After Neil Patrick Harris’ introduction, Steve Martin and Alec Baldwin made the start of the show a success with some hilarious comedy, ripping on many of the nominated stars, including their favorite to pick on, George Clooney. After concerns that formerly planned Sacha Baron Cohen would denigrate the esteemed event with his ways, he was dropped. Ben Stiller instead succeed with a funny rendition as a character from “Avatar,” complete with face paint and a tail.
Chicago filmmaker legend John Hughes legacy was given due nods, with the cast of some of his great comedies including Macaulay Culkin , Ally Sheedy, Molly Ringwald, and Anthony Michael Hall, in a touching memorial in front of his family. And while the best picture prize winner was cut short (too much break dancing perhaps), they squeezed the award in at the last minute.
Many were surprised that the most successful film of all time, “Avatar,” lost best picture. Even more ironic, is that the film’s director, James Cameron, is ex-husband of the winner. With an African American as president of the United States, and an African American woman, Mo’Nique winning best supporting actress for Oprah’s touted “Precious,” it seemed right that the director of “The Hurt Locker,” Kathryn Bigelow, would win best picture as she did. But the fact that she is the first woman not only to win the award for best director, but also to lead the film itself that won best picture, as “Hurt Locker” did, is remarkable.
What is even more unique is that Hurt Locker is not some lighthearted love story of wine and roses that was an easy shoot. Instead, Ms. Bigelow directed a gripping, edge of the seat war movie with riveting action, violence, and explosives. To say that Kathryn Bigelow proves that American female directors can get in the trenches as the best of any male director is an understatement.
And Kathryn Bigelow’s wins go to show that while it still has a long way to go in this regard, as does the rest of society, the Hollywood film industry is becoming more and more a place of diversity. The charming, talented and lovely Sandra Bullock won best actress for “The Blind Side,” and the ever talented and cool Jeff Bridges won best actor for “Crazy Heart,” among others.
During her onstage speech, Kathryn Bigelow accepted her award for best picture for “The Hurt Locker,” stating, “I was just gonna’ reiterate that (…) Rob and Patrick, (…) took a very brave shot with this movie (…) we owe them dearly. Perhaps one more dedication, to men and women all over the world who (…) wear a uniform, but even not just the military – HazMat, emergency, firemen. They’re there for us and we’re there for them. Thank you.
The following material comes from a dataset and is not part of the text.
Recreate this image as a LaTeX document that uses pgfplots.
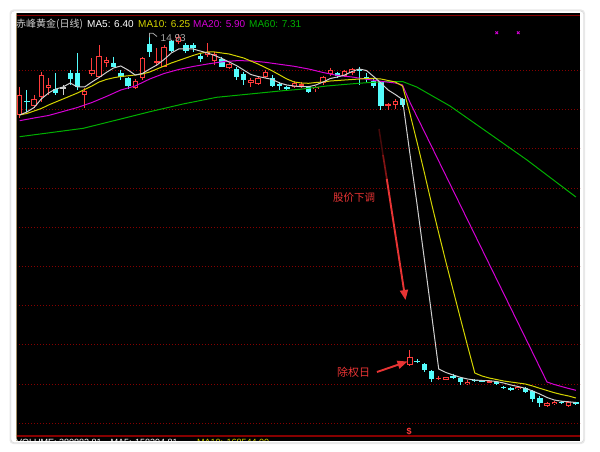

Thank you.” She later tells us at The Governors Ball, that girls who dream of being directors should believe that anything they want to happen can happen and come true.
The Hurt Locker’s win sends a message that mainstream Hollywood, largely defined by members of the Academy of Motion Picture Arts and Sciences A which holds the Oscars, are more concerned with reality, for the present, and ending war, rather than fighting it in some fantasy. While “Avatar” was an expected win for a great film, we can be sure that Mr. Cameron, with the most profitable film of all time, will somehow survive. For now, his ex-wife, Kathryn Bigelow gets the glory. This year above all others, she shows clearly that she stands on her own as she shines bright- and she deserves it.